**Written exercise**
Give every line back verbatim, dropping all images.

**Supplied information**
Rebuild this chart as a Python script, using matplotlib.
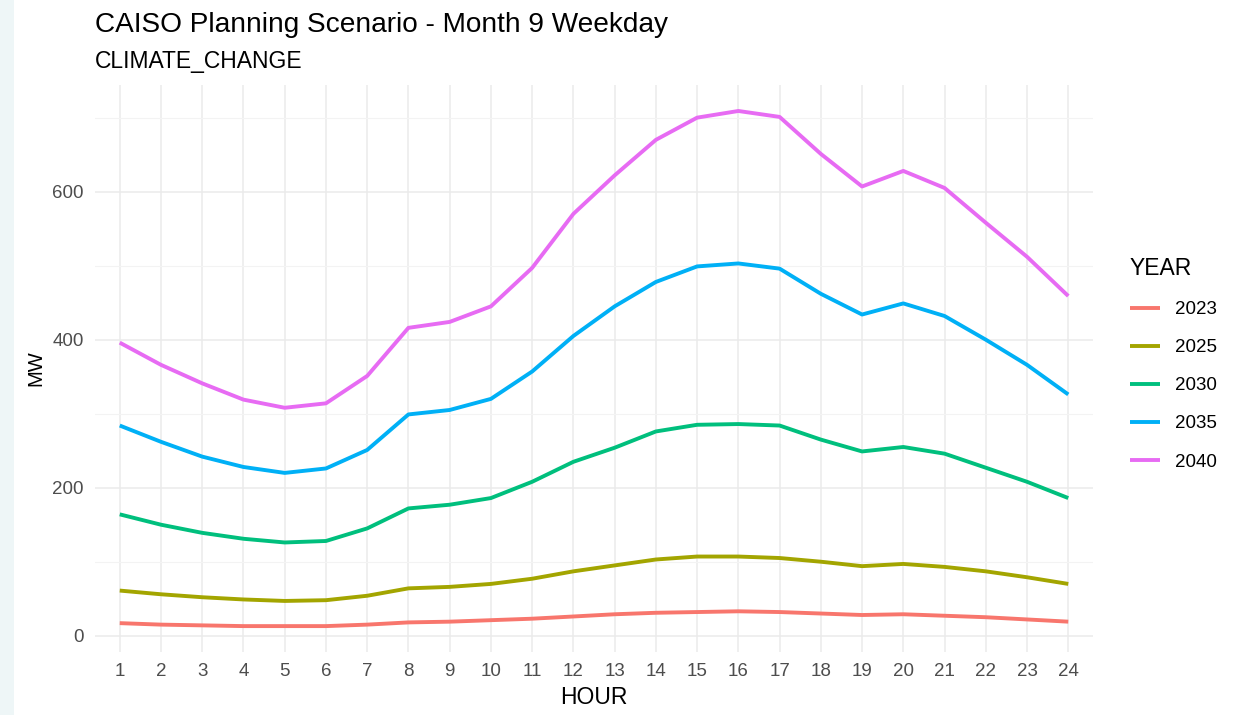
import matplotlib.pyplot as plt
from matplotlib.patches import Rectangle

# -----------------------
# Data
# -----------------------
hours = list(range(1, 25))
years = ["2023", "2025", "2030", "2035", "2040"]

mw_2023 = [17, 15, 14, 13, 13, 13, 15, 18, 19, 21, 23, 26,
           29, 31, 32, 33, 32, 30, 28, 29, 27, 25, 22, 19]
mw_2025 = [61, 56, 52, 49, 47, 48, 54, 64, 66, 70, 77, 87,
           95, 103, 107, 107, 105, 100, 94, 97, 93, 87, 79, 70]
mw_2030 = [164, 150, 139, 131, 126, 128, 145, 172, 177, 186, 208, 235,
           254, 276, 285, 286, 284, 265, 249, 255, 246, 227, 208, 186]
mw_2035 = [284, 262, 242, 228, 220, 226, 251, 299, 305, 320, 357, 405,
           445, 478, 499, 503, 496, 462, 434, 449, 432, 400, 366, 326]
mw_2040 = [396, 366, 341, 319, 308, 314, 351, 416, 424, 445, 497, 570,
           622, 670, 700, 709, 701, 651, 607, 628, 605, 558, 512, 459]

series = [mw_2023, mw_2025, mw_2030, mw_2035, mw_2040]
colors = ["#F8766D", "#A3A500", "#00BF7D", "#00B0F6", "#E76BF3"]

# -----------------------
# Figure
# -----------------------
plt.rcParams["font.family"] = ["Liberation Sans", "DejaVu Sans"]

fig = plt.figure(figsize=(12.37, 7.15), dpi=100)
ax = fig.add_axes([0.0768, 0.0881, 0.8068, 0.7929])

# light strip at the left edge of the screenshot
fig.patches.append(Rectangle((0, 0), 14 / 1237, 1, transform=fig.transFigure,
                             facecolor="#eef6f7", edgecolor="none", zorder=-1))

for vals, year, col in zip(series, years, colors):
    ax.plot(hours, vals, color=col, linewidth=2.8, label=year,
            solid_capstyle="butt")

ax.set_xlim(0.4, 24.6)
ax.set_ylim(-22, 744)
ax.set_xticks(hours)
ax.set_yticks([0, 200, 400, 600])
ax.set_yticks([100, 300, 500, 700], minor=True)

ax.grid(which="major", color="#ebebeb", linewidth=1.1)
ax.grid(which="minor", axis="y", color="#f3f3f3", linewidth=0.8)
ax.set_axisbelow(True)
for s in ax.spines.values():
    s.set_visible(False)
ax.tick_params(which="both", length=0, labelsize=13.5, labelcolor="#4d4d4d", pad=8)

ax.set_xlabel("HOUR", fontsize=16.5, labelpad=4)
ax.set_ylabel("MW", fontsize=14.5, labelpad=5)

fig.text(95 / 1237, 1 - 32 / 715, "CAISO Planning Scenario - Month 9 Weekday",
         fontsize=20.2, ha="left", va="baseline")
fig.text(95 / 1237, 1 - 68 / 715, "CLIMATE_CHANGE",
         fontsize=16.5, ha="left", va="baseline")

leg = ax.legend(title="YEAR", loc="upper left", bbox_to_anchor=(1130 / 1237, 1 - 257 / 715),
                bbox_transform=fig.transFigure, frameon=False, fontsize=13.5,
                title_fontsize=16.5, handlelength=1.6, handletextpad=0.8,
                labelspacing=1.12, borderpad=0, borderaxespad=0)
leg._legend_box.align = "left"

fig.savefig("out.png", dpi=100)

**Completed task**
Rebuild this chart as a Python script, using matplotlib.
import matplotlib.pyplot as plt
from matplotlib.patches import Rectangle

# -----------------------
# Data
# -----------------------
hours = list(range(1, 25))
years = ["2023", "2025", "2030", "2035", "2040"]

mw_2023 = [17, 15, 14, 13, 13, 13, 15, 18, 19, 21, 23, 26,
           29, 31, 32, 33, 32, 30, 28, 29, 27, 25, 22, 19]
mw_2025 = [61, 56, 52, 49, 47, 48, 54, 64, 66, 70, 77, 87,
           95, 103, 107, 107, 105, 100, 94, 97, 93, 87, 79, 70]
mw_2030 = [164, 150, 139, 131, 126, 128, 145, 172, 177, 186, 208, 235,
           254, 276, 285, 286, 284, 265, 249, 255, 246, 227, 208, 186]
mw_2035 = [284, 262, 242, 228, 220, 226, 251, 299, 305, 320, 357, 405,
           445, 478, 499, 503, 496, 462, 434, 449, 432, 400, 366, 326]
mw_2040 = [396, 366, 341, 319, 308, 314, 351, 416, 424, 445, 497, 570,
           622, 670, 700, 709, 701, 651, 607, 628, 605, 558, 512, 459]

series = [mw_2023, mw_2025, mw_2030, mw_2035, mw_2040]
colors = ["#F8766D", "#A3A500", "#00BF7D", "#00B0F6", "#E76BF3"]

# -----------------------
# Figure
# -----------------------
plt.rcParams["font.family"] = ["Liberation Sans", "DejaVu Sans"]

fig = plt.figure(figsize=(12.37, 7.15), dpi=100)
ax = fig.add_axes([0.0768, 0.0881, 0.8068, 0.7929])

# light strip at the left edge of the screenshot
fig.patches.append(Rectangle((0, 0), 14 / 1237, 1, transform=fig.transFigure,
                             facecolor="#eef6f7", edgecolor="none", zorder=-1))

for vals, year, col in zip(series, years, colors):
    ax.plot(hours, vals, color=col, linewidth=2.8, label=year,
            solid_capstyle="butt")

ax.set_xlim(0.4, 24.6)
ax.set_ylim(-22, 744)
ax.set_xticks(hours)
ax.set_yticks([0, 200, 400, 600])
ax.set_yticks([100, 300, 500, 700], minor=True)

ax.grid(which="major", color="#ebebeb", linewidth=1.1)
ax.grid(which="minor", axis="y", color="#f3f3f3", linewidth=0.8)
ax.set_axisbelow(True)
for s in ax.spines.values():
    s.set_visible(False)
ax.tick_params(which="both", length=0, labelsize=13.5, labelcolor="#4d4d4d", pad=8)

ax.set_xlabel("HOUR", fontsize=16.5, labelpad=4)
ax.set_ylabel("MW", fontsize=14.5, labelpad=5)

fig.text(95 / 1237, 1 - 32 / 715, "CAISO Planning Scenario - Month 9 Weekday",
         fontsize=20.2, ha="left", va="baseline")
fig.text(95 / 1237, 1 - 68 / 715, "CLIMATE_CHANGE",
         fontsize=16.5, ha="left", va="baseline")

leg = ax.legend(title="YEAR", loc="upper left", bbox_to_anchor=(1130 / 1237, 1 - 257 / 715),
                bbox_transform=fig.transFigure, frameon=False, fontsize=13.5,
                title_fontsize=16.5, handlelength=1.6, handletextpad=0.8,
                labelspacing=1.12, borderpad=0, borderaxespad=0)
leg._legend_box.align = "left"

fig.savefig("out.png", dpi=100)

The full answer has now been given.